#### [EXERCISE INSTRUCTIONS]
Give every line back verbatim, dropping all images.
** START **
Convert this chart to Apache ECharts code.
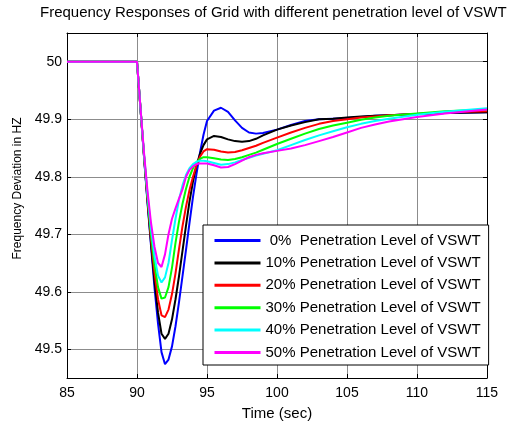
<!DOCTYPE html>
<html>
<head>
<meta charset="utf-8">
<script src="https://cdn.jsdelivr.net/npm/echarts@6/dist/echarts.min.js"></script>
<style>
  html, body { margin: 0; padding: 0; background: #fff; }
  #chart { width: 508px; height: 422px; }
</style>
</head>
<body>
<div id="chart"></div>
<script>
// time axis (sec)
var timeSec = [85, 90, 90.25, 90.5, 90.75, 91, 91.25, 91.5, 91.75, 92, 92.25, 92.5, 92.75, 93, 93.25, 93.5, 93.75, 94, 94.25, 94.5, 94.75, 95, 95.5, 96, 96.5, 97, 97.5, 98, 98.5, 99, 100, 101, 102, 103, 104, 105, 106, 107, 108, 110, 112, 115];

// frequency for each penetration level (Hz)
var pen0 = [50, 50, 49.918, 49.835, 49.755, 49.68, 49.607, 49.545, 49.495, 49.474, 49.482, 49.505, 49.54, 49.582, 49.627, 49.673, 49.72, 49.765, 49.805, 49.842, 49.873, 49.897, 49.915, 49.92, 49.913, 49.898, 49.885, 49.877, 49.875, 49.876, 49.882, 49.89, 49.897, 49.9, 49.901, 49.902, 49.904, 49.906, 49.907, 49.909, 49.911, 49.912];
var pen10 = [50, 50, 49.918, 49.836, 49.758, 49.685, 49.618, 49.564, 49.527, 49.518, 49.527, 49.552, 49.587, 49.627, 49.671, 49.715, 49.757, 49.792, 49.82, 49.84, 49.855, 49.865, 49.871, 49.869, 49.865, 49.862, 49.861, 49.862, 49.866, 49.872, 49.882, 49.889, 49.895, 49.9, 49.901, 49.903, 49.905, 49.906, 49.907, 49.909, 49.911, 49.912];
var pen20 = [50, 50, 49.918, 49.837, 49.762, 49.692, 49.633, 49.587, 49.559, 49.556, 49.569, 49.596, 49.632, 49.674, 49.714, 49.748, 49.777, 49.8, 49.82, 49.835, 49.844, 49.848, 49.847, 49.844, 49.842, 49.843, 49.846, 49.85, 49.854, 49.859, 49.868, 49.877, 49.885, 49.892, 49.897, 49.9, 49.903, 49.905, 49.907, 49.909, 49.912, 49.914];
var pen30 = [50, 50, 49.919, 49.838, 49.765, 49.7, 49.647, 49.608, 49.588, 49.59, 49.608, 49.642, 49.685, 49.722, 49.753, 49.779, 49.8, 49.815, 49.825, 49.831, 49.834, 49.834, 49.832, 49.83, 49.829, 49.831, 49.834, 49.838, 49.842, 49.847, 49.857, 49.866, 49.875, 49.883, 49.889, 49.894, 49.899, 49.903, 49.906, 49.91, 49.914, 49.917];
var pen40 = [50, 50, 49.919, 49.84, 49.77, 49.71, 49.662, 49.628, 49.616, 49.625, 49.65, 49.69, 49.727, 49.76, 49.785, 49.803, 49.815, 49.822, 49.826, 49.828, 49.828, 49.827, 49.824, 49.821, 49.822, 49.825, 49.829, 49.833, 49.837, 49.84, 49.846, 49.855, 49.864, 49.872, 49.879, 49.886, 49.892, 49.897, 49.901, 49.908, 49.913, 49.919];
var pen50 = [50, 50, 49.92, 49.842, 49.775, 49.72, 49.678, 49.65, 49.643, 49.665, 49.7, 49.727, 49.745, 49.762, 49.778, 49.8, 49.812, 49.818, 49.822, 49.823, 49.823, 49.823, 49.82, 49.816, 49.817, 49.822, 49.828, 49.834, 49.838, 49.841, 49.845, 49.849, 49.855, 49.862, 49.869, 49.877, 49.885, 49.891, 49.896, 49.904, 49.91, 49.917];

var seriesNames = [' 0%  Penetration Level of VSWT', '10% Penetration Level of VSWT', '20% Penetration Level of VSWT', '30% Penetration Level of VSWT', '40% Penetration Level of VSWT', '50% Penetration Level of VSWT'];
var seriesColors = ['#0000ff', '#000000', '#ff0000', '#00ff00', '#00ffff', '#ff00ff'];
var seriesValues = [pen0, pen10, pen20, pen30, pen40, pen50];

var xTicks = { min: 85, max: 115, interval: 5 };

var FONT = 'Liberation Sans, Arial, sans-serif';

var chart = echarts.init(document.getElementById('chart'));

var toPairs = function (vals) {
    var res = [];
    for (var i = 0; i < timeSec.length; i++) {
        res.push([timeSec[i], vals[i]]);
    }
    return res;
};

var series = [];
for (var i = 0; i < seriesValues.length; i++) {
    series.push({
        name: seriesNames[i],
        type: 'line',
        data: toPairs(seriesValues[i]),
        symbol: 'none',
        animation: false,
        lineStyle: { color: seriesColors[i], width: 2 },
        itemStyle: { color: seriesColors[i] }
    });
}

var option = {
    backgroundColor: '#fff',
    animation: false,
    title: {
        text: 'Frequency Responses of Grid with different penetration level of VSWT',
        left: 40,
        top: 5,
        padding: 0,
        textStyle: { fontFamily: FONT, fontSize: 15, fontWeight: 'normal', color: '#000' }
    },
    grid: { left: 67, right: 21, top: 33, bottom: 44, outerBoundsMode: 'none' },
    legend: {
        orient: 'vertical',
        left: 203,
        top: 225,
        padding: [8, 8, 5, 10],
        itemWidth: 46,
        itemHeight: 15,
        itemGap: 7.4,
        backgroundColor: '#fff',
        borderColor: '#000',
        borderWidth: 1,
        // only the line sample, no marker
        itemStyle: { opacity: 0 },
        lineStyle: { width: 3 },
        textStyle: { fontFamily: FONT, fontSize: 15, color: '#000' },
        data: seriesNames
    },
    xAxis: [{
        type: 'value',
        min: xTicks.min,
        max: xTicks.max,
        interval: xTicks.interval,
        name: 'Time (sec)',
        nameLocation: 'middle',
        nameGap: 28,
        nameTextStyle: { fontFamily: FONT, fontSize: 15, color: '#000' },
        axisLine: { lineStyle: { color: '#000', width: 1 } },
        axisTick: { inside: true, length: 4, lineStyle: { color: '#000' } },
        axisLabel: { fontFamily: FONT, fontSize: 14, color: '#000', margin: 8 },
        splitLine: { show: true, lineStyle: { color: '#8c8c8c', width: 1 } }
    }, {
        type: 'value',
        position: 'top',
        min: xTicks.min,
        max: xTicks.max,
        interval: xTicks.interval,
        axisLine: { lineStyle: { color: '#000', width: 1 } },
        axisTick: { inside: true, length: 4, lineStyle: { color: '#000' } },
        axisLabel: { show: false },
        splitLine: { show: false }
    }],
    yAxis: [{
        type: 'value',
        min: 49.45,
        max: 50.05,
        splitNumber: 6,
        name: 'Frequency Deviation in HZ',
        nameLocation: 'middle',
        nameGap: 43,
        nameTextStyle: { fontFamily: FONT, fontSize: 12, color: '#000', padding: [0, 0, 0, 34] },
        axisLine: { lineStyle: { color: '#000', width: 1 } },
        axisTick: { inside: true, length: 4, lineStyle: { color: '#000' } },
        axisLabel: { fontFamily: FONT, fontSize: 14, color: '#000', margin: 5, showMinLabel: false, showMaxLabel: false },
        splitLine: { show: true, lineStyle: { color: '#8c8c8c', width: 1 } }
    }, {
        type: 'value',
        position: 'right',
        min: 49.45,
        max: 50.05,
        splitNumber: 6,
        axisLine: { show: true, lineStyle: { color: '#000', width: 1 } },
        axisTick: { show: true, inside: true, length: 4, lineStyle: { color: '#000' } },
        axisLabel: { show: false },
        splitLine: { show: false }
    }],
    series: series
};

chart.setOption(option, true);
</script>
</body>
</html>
** END **
#### [OUTPUT FOR THIS EXERCISE]
Convert this chart to Apache ECharts code.
<!DOCTYPE html>
<html>
<head>
<meta charset="utf-8">
<script src="https://cdn.jsdelivr.net/npm/echarts@6/dist/echarts.min.js"></script>
<style>
  html, body { margin: 0; padding: 0; background: #fff; }
  #chart { width: 508px; height: 422px; }
</style>
</head>
<body>
<div id="chart"></div>
<script>
// time axis (sec)
var timeSec = [85, 90, 90.25, 90.5, 90.75, 91, 91.25, 91.5, 91.75, 92, 92.25, 92.5, 92.75, 93, 93.25, 93.5, 93.75, 94, 94.25, 94.5, 94.75, 95, 95.5, 96, 96.5, 97, 97.5, 98, 98.5, 99, 100, 101, 102, 103, 104, 105, 106, 107, 108, 110, 112, 115];

// frequency for each penetration level (Hz)
var pen0 = [50, 50, 49.918, 49.835, 49.755, 49.68, 49.607, 49.545, 49.495, 49.474, 49.482, 49.505, 49.54, 49.582, 49.627, 49.673, 49.72, 49.765, 49.805, 49.842, 49.873, 49.897, 49.915, 49.92, 49.913, 49.898, 49.885, 49.877, 49.875, 49.876, 49.882, 49.89, 49.897, 49.9, 49.901, 49.902, 49.904, 49.906, 49.907, 49.909, 49.911, 49.912];
var pen10 = [50, 50, 49.918, 49.836, 49.758, 49.685, 49.618, 49.564, 49.527, 49.518, 49.527, 49.552, 49.587, 49.627, 49.671, 49.715, 49.757, 49.792, 49.82, 49.84, 49.855, 49.865, 49.871, 49.869, 49.865, 49.862, 49.861, 49.862, 49.866, 49.872, 49.882, 49.889, 49.895, 49.9, 49.901, 49.903, 49.905, 49.906, 49.907, 49.909, 49.911, 49.912];
var pen20 = [50, 50, 49.918, 49.837, 49.762, 49.692, 49.633, 49.587, 49.559, 49.556, 49.569, 49.596, 49.632, 49.674, 49.714, 49.748, 49.777, 49.8, 49.82, 49.835, 49.844, 49.848, 49.847, 49.844, 49.842, 49.843, 49.846, 49.85, 49.854, 49.859, 49.868, 49.877, 49.885, 49.892, 49.897, 49.9, 49.903, 49.905, 49.907, 49.909, 49.912, 49.914];
var pen30 = [50, 50, 49.919, 49.838, 49.765, 49.7, 49.647, 49.608, 49.588, 49.59, 49.608, 49.642, 49.685, 49.722, 49.753, 49.779, 49.8, 49.815, 49.825, 49.831, 49.834, 49.834, 49.832, 49.83, 49.829, 49.831, 49.834, 49.838, 49.842, 49.847, 49.857, 49.866, 49.875, 49.883, 49.889, 49.894, 49.899, 49.903, 49.906, 49.91, 49.914, 49.917];
var pen40 = [50, 50, 49.919, 49.84, 49.77, 49.71, 49.662, 49.628, 49.616, 49.625, 49.65, 49.69, 49.727, 49.76, 49.785, 49.803, 49.815, 49.822, 49.826, 49.828, 49.828, 49.827, 49.824, 49.821, 49.822, 49.825, 49.829, 49.833, 49.837, 49.84, 49.846, 49.855, 49.864, 49.872, 49.879, 49.886, 49.892, 49.897, 49.901, 49.908, 49.913, 49.919];
var pen50 = [50, 50, 49.92, 49.842, 49.775, 49.72, 49.678, 49.65, 49.643, 49.665, 49.7, 49.727, 49.745, 49.762, 49.778, 49.8, 49.812, 49.818, 49.822, 49.823, 49.823, 49.823, 49.82, 49.816, 49.817, 49.822, 49.828, 49.834, 49.838, 49.841, 49.845, 49.849, 49.855, 49.862, 49.869, 49.877, 49.885, 49.891, 49.896, 49.904, 49.91, 49.917];

var seriesNames = [' 0%  Penetration Level of VSWT', '10% Penetration Level of VSWT', '20% Penetration Level of VSWT', '30% Penetration Level of VSWT', '40% Penetration Level of VSWT', '50% Penetration Level of VSWT'];
var seriesColors = ['#0000ff', '#000000', '#ff0000', '#00ff00', '#00ffff', '#ff00ff'];
var seriesValues = [pen0, pen10, pen20, pen30, pen40, pen50];

var xTicks = { min: 85, max: 115, interval: 5 };

var FONT = 'Liberation Sans, Arial, sans-serif';

var chart = echarts.init(document.getElementById('chart'));

var toPairs = function (vals) {
    var res = [];
    for (var i = 0; i < timeSec.length; i++) {
        res.push([timeSec[i], vals[i]]);
    }
    return res;
};

var series = [];
for (var i = 0; i < seriesValues.length; i++) {
    series.push({
        name: seriesNames[i],
        type: 'line',
        data: toPairs(seriesValues[i]),
        symbol: 'none',
        animation: false,
        lineStyle: { color: seriesColors[i], width: 2 },
        itemStyle: { color: seriesColors[i] }
    });
}

var option = {
    backgroundColor: '#fff',
    animation: false,
    title: {
        text: 'Frequency Responses of Grid with different penetration level of VSWT',
        left: 40,
        top: 5,
        padding: 0,
        textStyle: { fontFamily: FONT, fontSize: 15, fontWeight: 'normal', color: '#000' }
    },
    grid: { left: 67, right: 21, top: 33, bottom: 44, outerBoundsMode: 'none' },
    legend: {
        orient: 'vertical',
        left: 203,
        top: 225,
        padding: [8, 8, 5, 10],
        itemWidth: 46,
        itemHeight: 15,
        itemGap: 7.4,
        backgroundColor: '#fff',
        borderColor: '#000',
        borderWidth: 1,
        // only the line sample, no marker
        itemStyle: { opacity: 0 },
        lineStyle: { width: 3 },
        textStyle: { fontFamily: FONT, fontSize: 15, color: '#000' },
        data: seriesNames
    },
    xAxis: [{
        type: 'value',
        min: xTicks.min,
        max: xTicks.max,
        interval: xTicks.interval,
        name: 'Time (sec)',
        nameLocation: 'middle',
        nameGap: 28,
        nameTextStyle: { fontFamily: FONT, fontSize: 15, color: '#000' },
        axisLine: { lineStyle: { color: '#000', width: 1 } },
        axisTick: { inside: true, length: 4, lineStyle: { color: '#000' } },
        axisLabel: { fontFamily: FONT, fontSize: 14, color: '#000', margin: 8 },
        splitLine: { show: true, lineStyle: { color: '#8c8c8c', width: 1 } }
    }, {
        type: 'value',
        position: 'top',
        min: xTicks.min,
        max: xTicks.max,
        interval: xTicks.interval,
        axisLine: { lineStyle: { color: '#000', width: 1 } },
        axisTick: { inside: true, length: 4, lineStyle: { color: '#000' } },
        axisLabel: { show: false },
        splitLine: { show: false }
    }],
    yAxis: [{
        type: 'value',
        min: 49.45,
        max: 50.05,
        splitNumber: 6,
        name: 'Frequency Deviation in HZ',
        nameLocation: 'middle',
        nameGap: 43,
        nameTextStyle: { fontFamily: FONT, fontSize: 12, color: '#000', padding: [0, 0, 0, 34] },
        axisLine: { lineStyle: { color: '#000', width: 1 } },
        axisTick: { inside: true, length: 4, lineStyle: { color: '#000' } },
        axisLabel: { fontFamily: FONT, fontSize: 14, color: '#000', margin: 5, showMinLabel: false, showMaxLabel: false },
        splitLine: { show: true, lineStyle: { color: '#8c8c8c', width: 1 } }
    }, {
        type: 'value',
        position: 'right',
        min: 49.45,
        max: 50.05,
        splitNumber: 6,
        axisLine: { show: true, lineStyle: { color: '#000', width: 1 } },
        axisTick: { show: true, inside: true, length: 4, lineStyle: { color: '#000' } },
        axisLabel: { show: false },
        splitLine: { show: false }
    }],
    series: series
};

chart.setOption(option, true);
</script>
</body>
</html>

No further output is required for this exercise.